Students often ask me: "what should I do this summer?" They worry that whatever they do will not look as good as what other applicants are doing. My experience is that colleges want you to do something over the summer besides sit by the pool, but colleges don't rank volunteer work over paid work, or overseas travel over a college course.



A Boston Globe article confirms this. Here's some advice from college admissions reps about summer jobs.
"Only about a quarter of Tufts applicants these days have ever held down a steady job, estimates Lee Coffin, dean of undergraduate admissions. Work experience is scarce even among students from middle- and lower-income backgrounds, he said.

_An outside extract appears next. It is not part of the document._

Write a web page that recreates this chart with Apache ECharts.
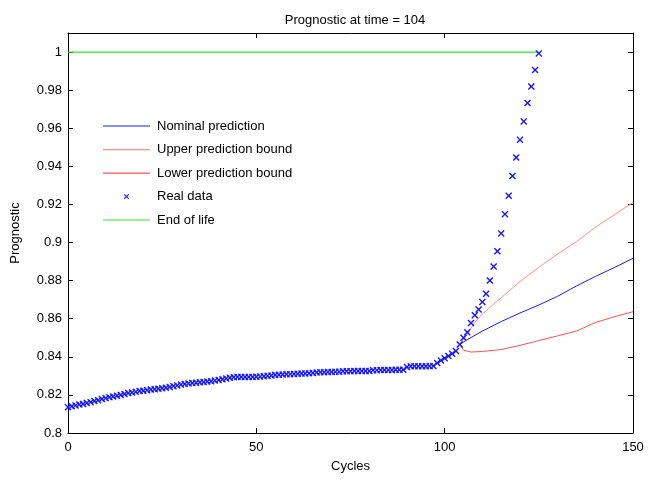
<!DOCTYPE html>
<html>
<head>
<meta charset="utf-8">
<script src="https://cdn.jsdelivr.net/npm/echarts@6/dist/echarts.min.js"></script>
<style>html,body{margin:0;padding:0;background:#fff}#c{width:649px;height:481px}</style>
</head>
<body>
<div id="c"></div>
<script>
const titleText = 'Prognostic at time = 104';
const xTicks = [0, 50, 100, 150];
const yTicks = [0.8, 0.82, 0.84, 0.86, 0.88, 0.9, 0.92, 0.94, 0.96, 0.98, 1];

// Real data: one value per cycle, starting at cycle 0
const realData = [
  0.8135, 0.8140, 0.8145, 0.8150, 0.8152, 0.8158, 0.8162, 0.8168, 0.8172, 0.8178,
  0.8183, 0.8188, 0.8192, 0.8196, 0.8200, 0.8205, 0.8210, 0.8213, 0.8216, 0.8220,
  0.8222, 0.8225, 0.8228, 0.8230, 0.8232, 0.8235, 0.8238, 0.8242, 0.8246, 0.8250,
  0.8254, 0.8257, 0.8260, 0.8262, 0.8264, 0.8266, 0.8268, 0.8270, 0.8272, 0.8275,
  0.8278, 0.8282, 0.8286, 0.8290, 0.8293, 0.8294, 0.8294, 0.8294, 0.8294, 0.8294,
  0.8295, 0.8296, 0.8298, 0.8300, 0.8302, 0.8304, 0.8306, 0.8307, 0.8308, 0.8309,
  0.8310, 0.8311, 0.8312, 0.8313, 0.8314, 0.8315, 0.8318, 0.8319, 0.8319, 0.8320,
  0.8320, 0.8321, 0.8321, 0.8324, 0.8324, 0.8324, 0.8325, 0.8325, 0.8325, 0.8325,
  0.8326, 0.8330, 0.8330, 0.8331, 0.8331, 0.8331, 0.8331, 0.8332, 0.8332, 0.8332,
  0.8346, 0.8350, 0.8350, 0.8350, 0.8350, 0.8350, 0.8351, 0.8352, 0.8368, 0.8381,
  0.8392, 0.8404, 0.8416, 0.8430, 0.8465, 0.8500, 0.8529, 0.8578, 0.8618, 0.8648,
  0.8688, 0.8731, 0.8801, 0.8874, 0.8954, 0.9048, 0.9149, 0.9246, 0.9349, 0.9446,
  0.9539, 0.9636, 0.9732, 0.9819, 0.9906, 0.9993
];

const nominalX = [104, 106, 110, 115, 120, 125, 130, 135, 140, 145, 150];
const nominalY = [0.8465, 0.8490, 0.8535, 0.8585, 0.8630, 0.8672, 0.8718, 0.8772, 0.8822, 0.8868, 0.8917];

const upperX = [104, 106, 108, 110, 115, 120, 125, 130, 135, 140, 145, 150];
const upperY = [0.8465, 0.8520, 0.8580, 0.8625, 0.8710, 0.8795, 0.8870, 0.8940, 0.9005, 0.9080, 0.9145, 0.9210];

const lowerX = [104, 105, 107, 110, 115, 120, 125, 130, 135, 140, 145, 150];
const lowerY = [0.8465, 0.8435, 0.8425, 0.8428, 0.8438, 0.8460, 0.8485, 0.8510, 0.8535, 0.8580, 0.8610, 0.8637];

const eolX = [0, 125];
const eolY = [1, 1];

const names = ['Nominal prediction', 'Upper prediction bound', 'Lower prediction bound', 'Real data', 'End of life'];
const colors = ['#1a1aff', '#ff8c8c', '#ff5050', '#1414ff', '#22ee22'];

const pair = (xs, ys) => xs.map((x, i) => [x, ys[i]]);
const crossShape = 'M0,1.4L1.4,0L5,3.6L8.6,0L10,1.4L6.4,5L10,8.6L8.6,10L5,6.4L1.4,10L0,8.6L3.6,5Z';
const crossPath = 'path://' + crossShape;
const crossLegend = 'path://M-40,-8L-39.95,-8L-40,-7.95Z M50,18L49.95,18L50,17.95Z ' + crossShape;
const lineLegend = 'path://M0,0L0.02,0L0,0.02Z M47,14L46.98,14L47,13.98Z M0,6.4L47,6.4L47,7.6L0,7.6Z';

const font = 'Liberation Sans, Arial, sans-serif';
const chart = echarts.init(document.getElementById('c'), null, {renderer: 'canvas'});

const baseX = {
  type: 'value', min: 0, max: 150, interval: 50,
  splitLine: {show: false},
  axisLine: {show: true, onZero: false, lineStyle: {color: '#000', width: 1}},
  axisTick: {show: true, inside: true, length: 5, lineStyle: {color: '#000'}},
};
const baseY = {
  type: 'value', min: 0.8, max: 1.01, interval: 0.02,
  splitLine: {show: false},
  axisLine: {show: true, onZero: false, lineStyle: {color: '#000', width: 1}},
  axisTick: {show: true, inside: true, length: 5, lineStyle: {color: '#000'}},
};

const legendItem = (i, icon) => ({
  name: names[i], icon: icon,
  itemStyle: {color: colors[i], borderWidth: 0, opacity: 1}
});

chart.setOption({
  animation: false,
  backgroundColor: '#fff',
  textStyle: {fontFamily: font},
  title: {
    text: titleText, left: 350, textAlign: 'center', top: 9,
    textStyle: {fontFamily: font, fontSize: 13, fontWeight: 'normal', color: '#000'}
  },
  grid: {left: 68, right: 16, top: 33, bottom: 48, containLabel: false},
  legend: {
    orient: 'vertical', left: 103, top: 119, padding: 0,
    itemWidth: 47, itemHeight: 14, itemGap: 9.6,
    textStyle: {fontFamily: font, fontSize: 13, color: '#000', padding: [0, 0, 0, 2]},
    data: [
      legendItem(0, lineLegend),
      legendItem(1, lineLegend),
      legendItem(2, lineLegend),
      legendItem(3, crossLegend),
      legendItem(4, lineLegend)
    ]
  },
  xAxis: [
    Object.assign({}, baseX, {
      position: 'bottom',
      name: 'Cycles', nameLocation: 'middle', nameGap: 27,
      nameTextStyle: {fontFamily: font, fontSize: 13, color: '#000'},
      axisLabel: {show: true, margin: 8, color: '#000', fontFamily: font, fontSize: 13,
        formatter: v => xTicks.includes(v) ? String(v) : ''}
    }),
    Object.assign({}, baseX, {position: 'top', axisLabel: {show: false}})
  ],
  yAxis: [
    Object.assign({}, baseY, {
      position: 'left',
      name: 'Prognostic', nameLocation: 'middle', nameGap: 46, nameRotate: 90,
      nameTextStyle: {fontFamily: font, fontSize: 13, color: '#000'},
      axisLabel: {show: true, margin: 6, color: '#000', fontFamily: font, fontSize: 13,
        showMaxLabel: false,
        formatter: v => {
          const t = yTicks.find(k => Math.abs(k - v) < 1e-9);
          return t === undefined ? '' : String(t);
        }}
    }),
    Object.assign({}, baseY, {position: 'right', axisLabel: {show: false}})
  ],
  series: [
    {
      name: names[0], type: 'line', xAxisIndex: 0, yAxisIndex: 0,
      data: pair(nominalX, nominalY), showSymbol: false, symbol: 'none',
      lineStyle: {color: colors[0], width: 1}, itemStyle: {color: colors[0]}, z: 3
    },
    {
      name: names[1], type: 'line', xAxisIndex: 0, yAxisIndex: 0,
      data: pair(upperX, upperY), showSymbol: false, symbol: 'none',
      lineStyle: {color: colors[1], width: 1}, itemStyle: {color: colors[1]}, z: 3
    },
    {
      name: names[2], type: 'line', xAxisIndex: 0, yAxisIndex: 0,
      data: pair(lowerX, lowerY), showSymbol: false, symbol: 'none',
      lineStyle: {color: colors[2], width: 1}, itemStyle: {color: colors[2]}, z: 3
    },
    {
      name: names[3], type: 'scatter', xAxisIndex: 0, yAxisIndex: 0,
      data: realData.map((v, i) => [i, v]),
      symbol: crossPath, symbolSize: 7,
      itemStyle: {color: colors[3], opacity: 1}, z: 4
    },
    {
      name: names[4], type: 'line', xAxisIndex: 0, yAxisIndex: 0,
      data: pair(eolX, eolY), showSymbol: false, symbol: 'none',
      lineStyle: {color: colors[4], width: 1.2}, itemStyle: {color: colors[4]}, z: 2
    }
  ]
});
</script>
</body>
</html>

"When we read an [application] folder with work experience we usually comment on it in a very favorable way. If he works 20 hours a week at Stop & Shop, we'll say, 'That's really refreshing and old-fashioned. Good for him.' "

The most important thing is that teenagers do something productive and meaningful, admissions officers said. But they do not give as much credit to a fancy summer activity if it seems more like padding than passion. And in an age of high anxiety over competition to get into college, that is more and more common.

"We see essays that say 'I spent two weeks in a Chinese orphanage and it changed my life,' " said Debra Shaver , director of admission at Smith College. "But where is the pattern showing interest in community service?"

Summer travel and study can make students more worldly or civic-minded, but often fail to teach how to persevere through boredom, take orders, or work with people from different backgrounds, admissions deans say.